The antitrust lawsuit in United States District Court promises to reveal financial arrangements of a plan known as Brave New World, an effort by the ATP Tour to reinvigorate the sport.
The jurors, selected from a group of three dozen candidates who displayed little awareness of professional tennis, listened attentively as lawyers for a German tournament promoter argued the legal backwaters of civil antitrust law.
“The ATP knew that if it controlled the player-services market, it controlled everything in tennis,” Robert D. MacGill [of Barnes & Thornburg], a lawyer for the Germans, said in his opening statement. “It’s as simple as if you don’t have players, you don’t have a tournament.”
A lawyer for the ATP Tour, Brad Ruskin [of Proskauer Rose], disputed those accusations. “What they’re asking for is special protections, and what they’re hypocritically complaining about in this case is the very types of rules, the very types of structures they have advocated,” he said.

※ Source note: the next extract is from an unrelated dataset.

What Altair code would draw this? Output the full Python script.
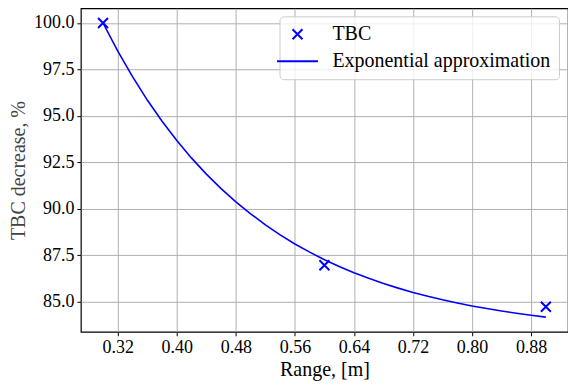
import altair as alt
import pandas as pd

# Measured points
pt_x = [0.30, 0.60, 0.90]
pt_y = [100.0, 86.95, 84.72]

# Exponential approximation curve
curve_x = [0.30, 0.32, 0.34, 0.36, 0.38, 0.40, 0.42, 0.44, 0.46, 0.48, 0.50,
           0.52, 0.54, 0.56, 0.58, 0.60, 0.62, 0.64, 0.66, 0.68, 0.70,
           0.72, 0.74, 0.76, 0.78, 0.80, 0.82, 0.84, 0.86, 0.88, 0.90]
curve_y = [100.00, 98.48, 97.11, 95.85, 94.71, 93.67, 92.72, 91.86, 91.08, 90.37, 89.72,
           89.13, 88.59, 88.10, 87.66, 87.25, 86.89, 86.55, 86.25, 85.97, 85.72,
           85.49, 85.28, 85.09, 84.92, 84.76, 84.62, 84.49, 84.37, 84.26, 84.16]

series_names = ["TBC", "Exponential approximation"]
x_ticks = [0.32, 0.40, 0.48, 0.56, 0.64, 0.72, 0.80, 0.88]
y_ticks = [85.0, 87.5, 90.0, 92.5, 95.0, 97.5, 100.0]

pts = pd.DataFrame({"x": pt_x, "y": pt_y, "series": ["TBC"] * len(pt_x)})
curve = pd.DataFrame({"x": curve_x, "y": curve_y})

FONT = "Liberation Serif"
BLUE = "#0000ff"
CROSS = "M-1,-1L1,1M1,-1L-1,1"
DASH = "M-4.1,0L4.1,0"

xs = alt.Scale(domain=[0.27, 0.93], nice=False, zero=False)
ys = alt.Scale(domain=[83.37, 100.79], nice=False, zero=False)

axis_style = dict(
    labelFont=FONT, titleFont=FONT, labelFontSize=18, titleFontSize=20,
    labelColor="black", titleFontWeight="normal",
    grid=True, gridColor="#b0b0b0", gridWidth=1,
    domain=False, tickColor="black", tickSize=4, labelPadding=3,
)

x_axis = alt.Axis(values=x_ticks, format=".2f", title="Range, [m]",
                  titleColor="black", titlePadding=3, **axis_style)
y_axis = alt.Axis(values=y_ticks, format=".1f", title="TBC decrease, %",
                  titleColor="#444444", titlePadding=5, **axis_style)

line = alt.Chart(curve).mark_line(color=BLUE, strokeWidth=1.6).encode(
    x=alt.X("x:Q", scale=xs, axis=x_axis),
    y=alt.Y("y:Q", scale=ys, axis=y_axis),
)

legend = alt.Legend(
    title=None, orient="none", legendX=199, legendY=8,
    labelFont=FONT, labelFontSize=20, labelColor="black", labelLimit=400,
    symbolSize=100, symbolStrokeWidth=2, labelOffset=25,
    rowPadding=7, padding=8,
    fillColor="rgba(255,255,255,0.8)", strokeColor="#cccccc", cornerRadius=4,
)

points = alt.Chart(pts).mark_point(filled=False, strokeWidth=2, size=100, opacity=1).encode(
    x=alt.X("x:Q", scale=xs),
    y=alt.Y("y:Q", scale=ys),
    color=alt.Color("series:N", scale=alt.Scale(domain=series_names, range=[BLUE, BLUE]), legend=legend),
    shape=alt.Shape("series:N", scale=alt.Scale(domain=series_names, range=[CROSS, DASH]), legend=legend),
)

chart = alt.layer(line, points).properties(
    width=488, height=324,
    autosize=alt.AutoSizeParams(type="none"),
    padding={"left": 73, "top": 0, "right": 0, "bottom": 54},
).configure(
    font=FONT
).configure_view(
    stroke="black", strokeWidth=1.2
).configure_legend(
    labelFont=FONT, labelFontSize=20, labelLimit=400
)

chart.save("out.html", embed_options={"renderer": "svg", "actions": False})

In court documents, the German Tennis Federation has accused the ATP Tour of unfairly manipulating the control of star players to steer money to favored tournaments at the expense of promoters in Hamburg.
The Germans are seeking $77 million in damages. Financial damages in antitrust cases are often tripled.
The outcome of the trial, expected to last two weeks, will probably affect individual sports like golf and skiing that do not feature organized teams and collective bargaining agreements, experts said. The ATP comprises tournament promoters and players.
“This case is going to tell us a lot about how powerful these individual tour sponsors are going to be in the future,” Geoffrey Rapp, an associate professor of sports law and antitrust at the University of Toledo, said in a telephone interview.